Pixar is a studio with a proud record of animated films which manage to be kid-friendly, emotionally mature and character-driven all at the same time. It is not unreasonable then for us to expect these characters be more than just what their names imply.

Sadly, they aren’t. Joy is joyful. Anger is angry. Sadness is sad. Disgust is disgusted. Fear is fearful. Occasionally their emotions register very slightly away from their innate natures, but those moments are far and few between.

Peopled by the sort of two-dimensional characters which properly belong in a medieval morality play, the film struggles mightily to capture the sense genuine anthropomorphic relationships exist between these characters, particularly between Joy and Sadness.

Unfortunately, when the characters’ characterizations are in their names, it’s hard to surprise the audience.

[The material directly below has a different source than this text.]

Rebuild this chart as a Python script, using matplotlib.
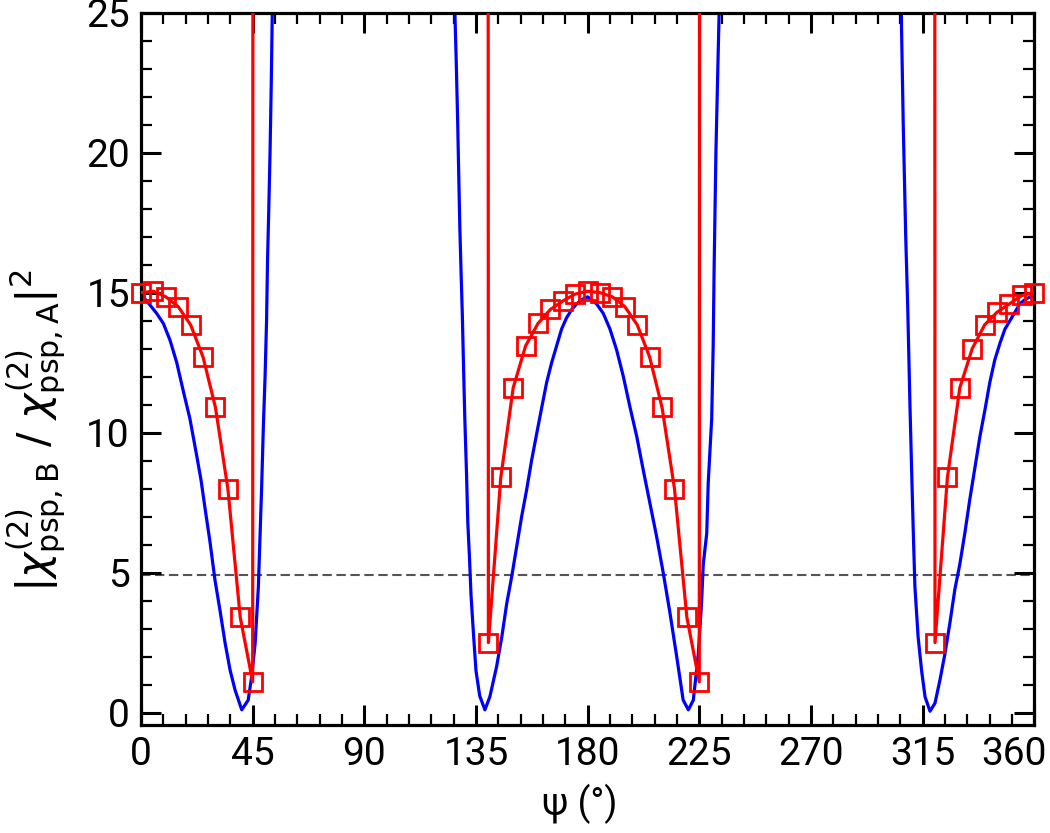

Joy is unfailingly optimistic. Sadness is in near-perpetual need of bucking up.

By the end, Joy does appear to have developed an appreciation for her human’s occasional need for Sadness. This development would strike us as more believable were Joy allowed to be mad at Sadness earlier in the movie and express her bewilderment at the need for Sadness. But her characterization would not allow for such unkindness — she’s Joy for God’s sake!

You’ll probably laugh at “Inside Out” — I know I did. It’s still a Pixar movie, so there are still plenty of great jokes and intelligent humor. It might just behoove you to delay this gratification and wait to laugh at these jokes when “Inside Out” comes much more cheaply to the small screen.